Perhaps this cruelty was in some way necessary as a means to the beauty Italy did indubitably produce at this time. Raphael was, for example, present when one of Italy’s greatest villains, the Baglioni family, fought against their ancient enemies, the Oddi family. Burckhardt suggests that the defence of Guido Baglioni by Astorre Baglioni might have had some influence on the young artist when he later painted his St Michael. Whatever influence the Baglionis and their equals had on Dante, however, was quite against his will. He hated tyrants – it is a wonder, then, that he can write with even the slightest sliver of optimism, considering his environment.
Dante’s Barca is an interesting lens, through which one can observe medieval and renaissance Italy.

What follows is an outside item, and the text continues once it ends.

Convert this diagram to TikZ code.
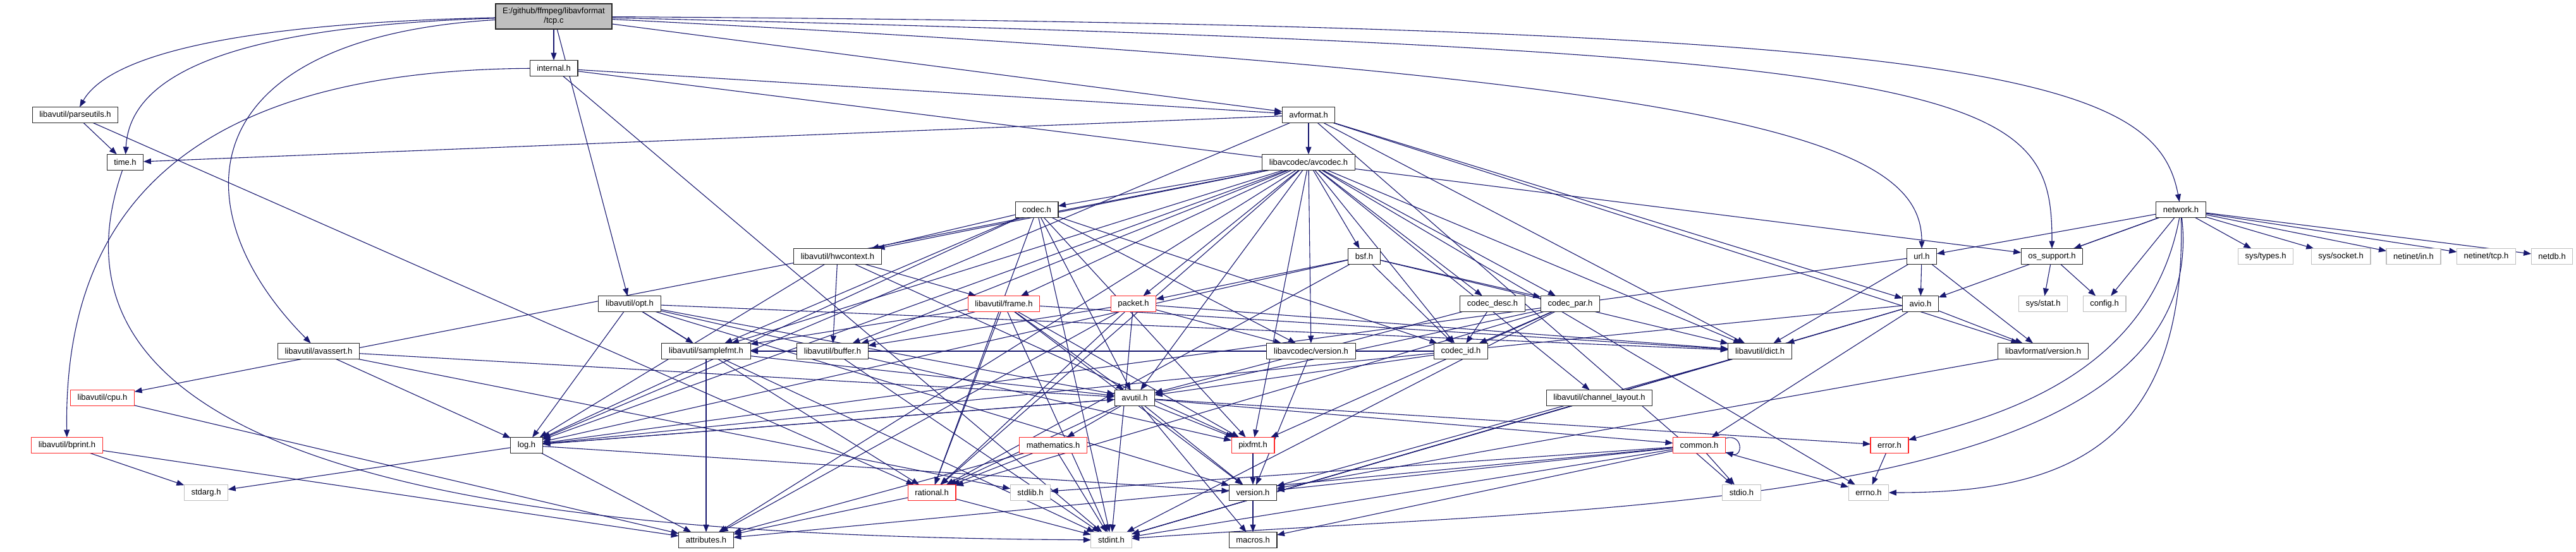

That he entertained any such ambitions when writing his work is of course beyond unlikely (especially considering that he lived before the renaissance properly begun). But he seems nevertheless to have, inadvertently, touched upon something quite true. During the late Middle Ages and early Renaissance, Italy pulls ahead with a grace which belies vice beyond imagination; the vices themselves were not greater than many that has followed, though the transparency of the actions are quite unsurpassed. But her pride also goes before her fall. Her pursuers would eventually both catch up and overtake her.